В вольере Матисса среди множества экзотических птиц было четыре больших миланских голубя. В отличие от большинства голубей лапки у них были до самых кончиков покрыты перьями; казалось, на них надеты белые гетры. Однажды Матисс сказал Пабло: «Надо отдать их тебе, они напоминают тех, которых та уже писал». Мы увезли голубей в Валлорис. Одного из них ждал замечательный художественный и политический успех. В начале сорок девятого года Пабло сделал его литографию, добившись при этом блестящего технического результата. В литографии получить совершенно черный цвет не столь уж трудно, но поскольку в литографической краске содержится воск, то когда ее разбавляют водой для получения светло-серого цвета, она распределяется по камню неравномерно. И получается то, что по- французски именуется la peau de crapaud, крапчатая, будто жабья кожа, поверхность. Однако в этой литографии Пабло удалось сделать смесь, производящую впечатление очень прозрачного серого цвета с оттенками, которые явились изумительным tour de force.[29]

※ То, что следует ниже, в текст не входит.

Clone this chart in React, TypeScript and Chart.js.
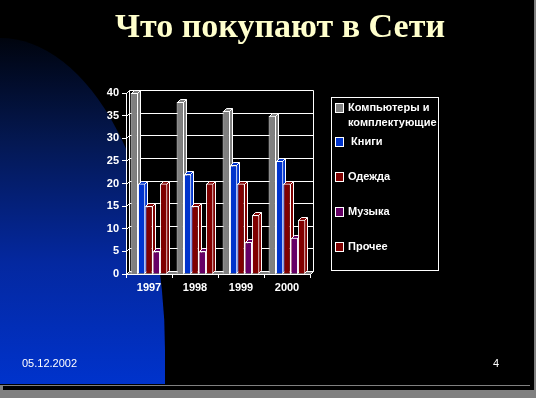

Примерно месяц спустя поэт и романист Луи Арагон, интеллектуальная «рабочая лошадка» французской компартии, пришел в мастерскую на улице Великих Августинцев за обещанным рисунком для плаката, рекламирующего организованный коммунистами Всемирный конгресс сторонников мира, который вскоре открывался в зале Плейель. Просматривая папку с последними литографиями, Арагон увидел эту, голубь так походил на голубку, что ему пришла мысль сделать этот рисунок символом конгресса. Пабло согласился, и к концу дня плакат с «голубкой» уже начал появляться на парижских стенах. В бесчисленных оттисках вначале с оригинального камня, потом с копий, этот плакат обошел земной шар в защиту мира.
«Открыв» голубку, Арагон продолжал рассматривать содержимое папки и обнаружил серию моих портретов в пальто, которое Пабло привез из Польши. Стилизованных, с маленькой головой. Пабло написал их с целью изготовить цветные литографии, но эта попытка не увенчалась успехом из-за неточности приводок. Пабло отпечатал несколько оттисков, остался недоволен, перестроил пять клише — каждое под один из цветов — и сделал из них пять разных композиций. С каждой отпечатал несколько оттисков. Потом, поскольку много труда было затрачено впустую, вдохновенно сделал еще одну. Увидя ее, Арагон сказал:
— Вот эту ты должен, подарить мне. Она в высшей степени удачна.
Пабло, казалось, готов был уступить. Но тут Арагон имел неосторожность добавить:
— Эта литография мне особенно нравится, потому что здесь ты представил Франсуазу такой же очаровательной, как в жизни.
Пабло бросил на него гневный взгляд.
— Для меня не существует разницы между очаровательной женщиной и лягушкой.
— В таком случае мне тебя очень жаль, — сказал Арагон, — но если действительно не видишь разницы, тебе очень везет, потому что до сих пор я неизменно видел тебя в окружении весьма хорошеньких женщин — поистине классического типа, а не похожих на лягушек- уродин.
Пабло рассмеялся.
— Ты напомнил мне Брака. Он как-то сказал: «А вот в любовных делах ты остаешься приверженцем традиционной красоты».
Тут рассмеялись мы все, и Арагон сказал:
— Раз смеешься, значит, уже не сердишься. Так, может, все-таки подаришь литографию?
— Нет, — ответил Пабло. — Ты вел себя бесцеремонно. Поэтому литографии не получишь. Придется удовольствоваться обедом.